Limitations and challenges
- Contamination and down‑mixing: Tramp elements (e.g., Cu in aluminum sheet), coatings, additives, and multi‑material assemblies can prevent loop closure and force open‑loop outcomes.
- Technical constraints: Polymers may degrade thermally/mechanically; composites often suffer matrix/fiber damage; elastomer devulcanization rarely restores virgin‑like performance.
- Collection and infrastructure: Effective loops require robust take‑back, dismantling, sorting (often automated), and data/traceability systems; availability varies by region.
- Qualification and consistency: Tight specifications may necessitate blending with virgin material and rigorous quality control.
- Economics: Viability depends on scale, logistics, energy and commodity prices, and policy supports; some material systems (e.g., low‑value chemistries like LFP) can be marginal without incentives.
Examples
- Aluminum “press‑shop to mill” loops in automotive; beverage can “can‑to‑can” recycling.
- PET “bottle‑to‑bottle” via mechanical or chemical routes meeting food‑grade specifications.
- End‑of‑life lithium‑ion batteries processed to recover nickel, cobalt, lithium, and graphite for new cell production.
Synonyms and related terms
- Synonyms: Closed‑loop material cycle, closed‑cycle recycling, closed material loop.
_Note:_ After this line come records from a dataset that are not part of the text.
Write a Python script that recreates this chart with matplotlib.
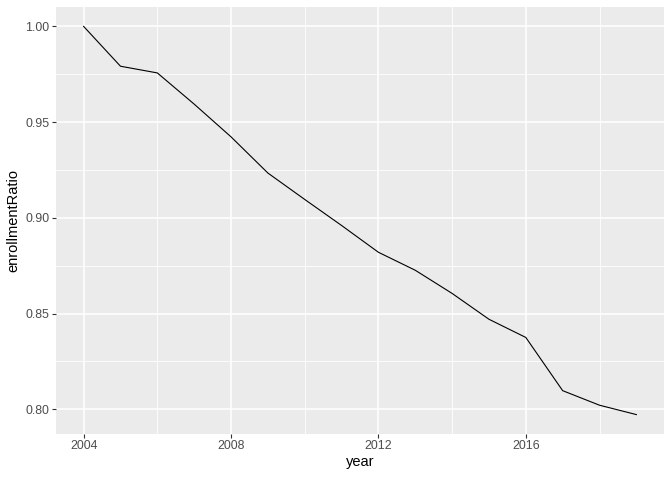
import matplotlib
matplotlib.use("Agg")
import matplotlib.pyplot as plt
import numpy as np

years = [2004, 2005, 2006, 2007, 2008, 2009, 2010, 2011, 2012, 2013,
         2014, 2015, 2016, 2017, 2018, 2019]
enrollmentRatio = [1.000, 0.9792, 0.9757, 0.9594, 0.9423, 0.9234, 0.9096, 0.8960,
                   0.8820, 0.8726, 0.8605, 0.8470, 0.8375, 0.8097, 0.8021, 0.7972]
x_ticks = [2004, 2008, 2012, 2016]
y_ticks = [0.80, 0.85, 0.90, 0.95, 1.00]

plt.rcParams['font.family'] = ['Liberation Sans', 'DejaVu Sans']

fig = plt.figure(figsize=(6.72, 4.8), dpi=100)
ax = fig.add_axes([56 / 672, 1 - 434 / 480, (664 - 56) / 672, (434 - 7) / 480])
ax.set_facecolor('#EBEBEB')
for s in ax.spines.values():
    s.set_visible(False)

# ggplot-style 5% expansion
xr = max(years) - min(years)
yr = max(enrollmentRatio) - min(enrollmentRatio)
ax.set_xlim(min(years) - 0.05 * xr, max(years) + 0.05 * xr)
ax.set_ylim(min(enrollmentRatio) - 0.05 * yr, max(enrollmentRatio) + 0.05 * yr)

ax.set_xticks(x_ticks)
ax.set_yticks(y_ticks)
ax.set_yticklabels(["%.2f" % v for v in y_ticks])
ax.set_xticks([2006, 2010, 2014, 2018], minor=True)
ax.set_yticks([0.825, 0.875, 0.925, 0.975], minor=True)

ax.grid(which='major', color='white', linewidth=1.1)
ax.grid(which='minor', color='white', linewidth=0.6)
ax.set_axisbelow(True)
ax.tick_params(which='major', length=2.6, width=0.8, color='#333333',
               labelcolor='#4D4D4D', labelsize=8.9, pad=2)
ax.tick_params(which='minor', length=0)

ax.plot(years, enrollmentRatio, color='black', linewidth=0.8)

ax.set_xlabel('year', fontsize=10.5, color='black', labelpad=2)
ax.set_ylabel('enrollmentRatio', fontsize=10.5, color='black', labelpad=4)

fig.savefig('out.png', dpi=100)
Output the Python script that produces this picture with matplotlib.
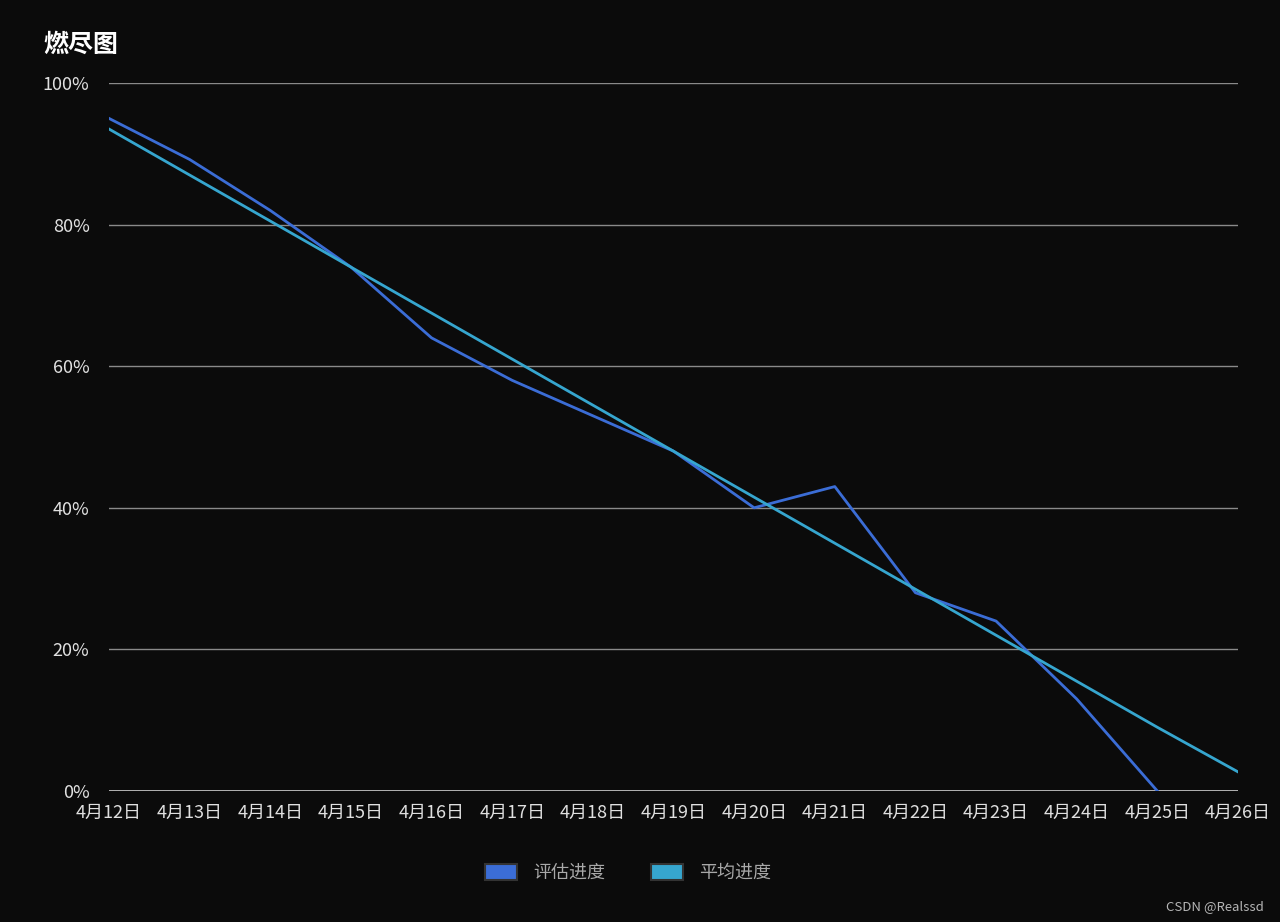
import matplotlib
matplotlib.use('Agg')
import matplotlib.pyplot as plt
from matplotlib.patches import Patch

plt.rcParams['font.family'] = ['Noto Sans CJK SC', 'DejaVu Sans']

# data
dates = ['4月12日', '4月13日', '4月14日', '4月15日', '4月16日', '4月17日', '4月18日',
         '4月19日', '4月20日', '4月21日', '4月22日', '4月23日', '4月24日', '4月25日', '4月26日']
est = [95, 89.2, 82, 74, 64, 58, 53, 48, 40, 43, 28, 24, 13, 0]
avg = [93.5, 87.0, 80.5, 74.0, 67.5, 61.0, 54.5, 48.0, 41.5, 35.0, 28.5, 22.0, 15.5, 9.0, 2.7]
yticks = [0, 20, 40, 60, 80, 100]

bg = '#0b0b0b'
c_est = '#3b6dd6'
c_avg = '#36a6cf'

fig = plt.figure(figsize=(12.8, 9.22), dpi=100, facecolor=bg)
ax = fig.add_axes([109/1280, 1-791/922, (1238-109)/1280, (791-83)/922])
ax.set_facecolor(bg)

ax.plot(range(len(est)), est, color=c_est, lw=2.0, zorder=3)
ax.plot(range(len(avg)), avg, color=c_avg, lw=2.0, zorder=4)

ax.set_xlim(0, len(dates)-1)
ax.set_ylim(0, 100)
ax.set_xticks(range(len(dates)))
ax.set_xticklabels(dates)
ax.set_yticks(yticks)
ax.set_yticklabels([f'{v}%' for v in yticks])
ax.tick_params(axis='both', length=0, labelsize=13, colors='#e0e0e0')
ax.tick_params(axis='y', pad=14)
ax.tick_params(axis='x', pad=9)
for v in yticks[1:]:
    ax.axhline(v, color='#8a8a8a', lw=1, zorder=1)
ax.axhline(0, color='#cfcfcf', lw=1.2, zorder=2)
for s in ax.spines.values():
    s.set_visible(False)

fig.text(43/1280, 1-45/922, '燃尽图', color='white', fontsize=18, fontweight='bold',
         va='center', ha='left')

handles = [Patch(facecolor=c_est, edgecolor='#333333', lw=1.5, label='评估进度'),
           Patch(facecolor=c_avg, edgecolor='#333333', lw=1.5, label='平均进度')]
leg = fig.legend(handles=handles, loc='center', bbox_to_anchor=(628/1280, 1-873/922),
                 ncol=2, frameon=False, fontsize=13, handlelength=1.8, handleheight=1.0,
                 handletextpad=0.9, columnspacing=2.5)
for t in leg.get_texts():
    t.set_color('#a8a8a8')

fig.text(1264/1280, 1-907/922, 'CSDN @Realssd', color='#b5b5b5', fontsize=9.5,
         ha='right', va='center')

fig.savefig('out.png', dpi=100, facecolor=bg)
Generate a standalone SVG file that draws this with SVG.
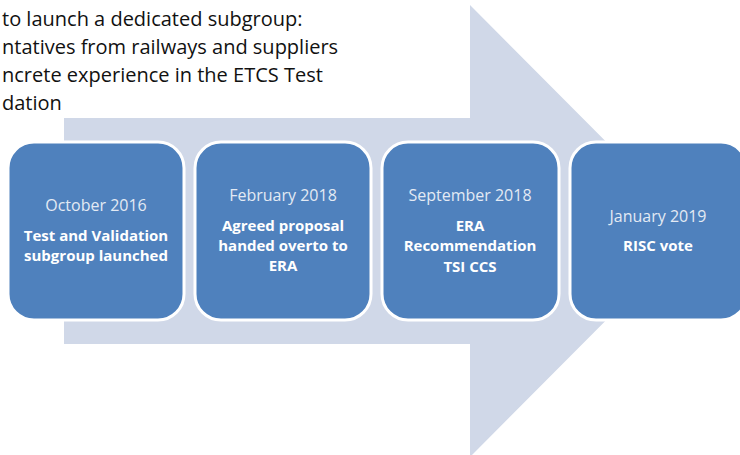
<svg xmlns="http://www.w3.org/2000/svg" width="740" height="455" viewBox="0 0 740 455">
<style>
.box{fill:#4f81bd;stroke:#ffffff;stroke-width:3}
.date{font-family:"Open Sans","Noto Sans",sans-serif;font-size:16px;fill:#e3eaf4;text-anchor:middle}
.bold{font-family:"Open Sans","Noto Sans",sans-serif;font-size:15px;font-weight:bold;fill:#ffffff;text-anchor:middle}
.note{font-family:"Open Sans","Noto Sans",sans-serif;font-size:20px;fill:#111111}
</style>
<rect width="740" height="455" fill="#ffffff"/>
<g id="arrow">
<polygon points="64,118 470,118 470,5 695,231 470,457 470,344 64,344" fill="#d0d8e8"/>
</g>
<g id="note">
<text class="note" x="2" y="26">to launch a dedicated subgroup:</text>
<text class="note" x="2" y="54">ntatives from railways and suppliers</text>
<text class="note" x="2" y="82">ncrete experience in the ETCS Test</text>
<text class="note" x="2" y="110">dation</text>
</g>
<g id="connectors"></g>
<g id="node1">
<rect class="box" x="8" y="142" width="176" height="178" rx="26"/>
<text class="date" x="96" y="211">October 2016</text>
<text class="bold" x="96" y="241">Test and Validation</text>
<text class="bold" x="96" y="261">subgroup launched</text>
</g>
<g id="node2">
<rect class="box" x="195" y="142" width="176" height="178" rx="26"/>
<text class="date" x="283" y="201">February 2018</text>
<text class="bold" x="283" y="231">Agreed proposal</text>
<text class="bold" x="283" y="251">handed overto to</text>
<text class="bold" x="283" y="271">ERA</text>
</g>
<g id="node3">
<rect class="box" x="382" y="142" width="177" height="178" rx="26"/>
<text class="date" x="470" y="201">September 2018</text>
<text class="bold" x="470" y="231">ERA</text>
<text class="bold" x="470" y="251">Recommendation</text>
<text class="bold" x="470" y="272">TSI CCS</text>
</g>
<g id="node4">
<rect class="box" x="570" y="142" width="177" height="178" rx="26"/>
<text class="date" x="658" y="222">January 2019</text>
<text class="bold" x="658" y="251">RISC vote</text>
</g>
</svg>
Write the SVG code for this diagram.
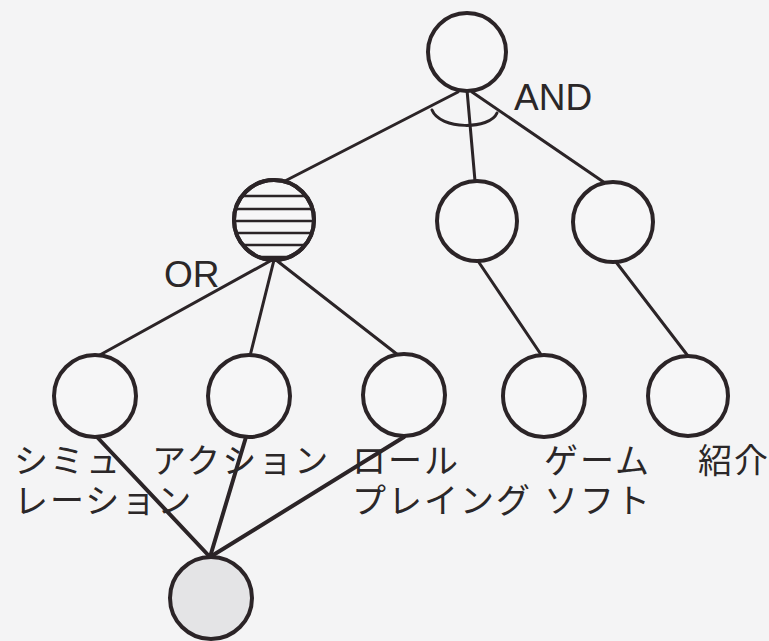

- Related: Open‑loop recycling (downcycling into different, often lower‑grade uses), circular economy, design for recycling (DfR), design for disassembly (DfD), take‑back schemes, extended producer responsibility (EPR), remanufacturing, direct recycling (for batteries).
Notes
- Closed loops may be internal (post‑industrial scrap reused within a facility or supply chain) or external (post‑consumer material returned to the same application). Both require verified displacement of virgin feedstock at the target grade to substantiate “closed‑loop” claims.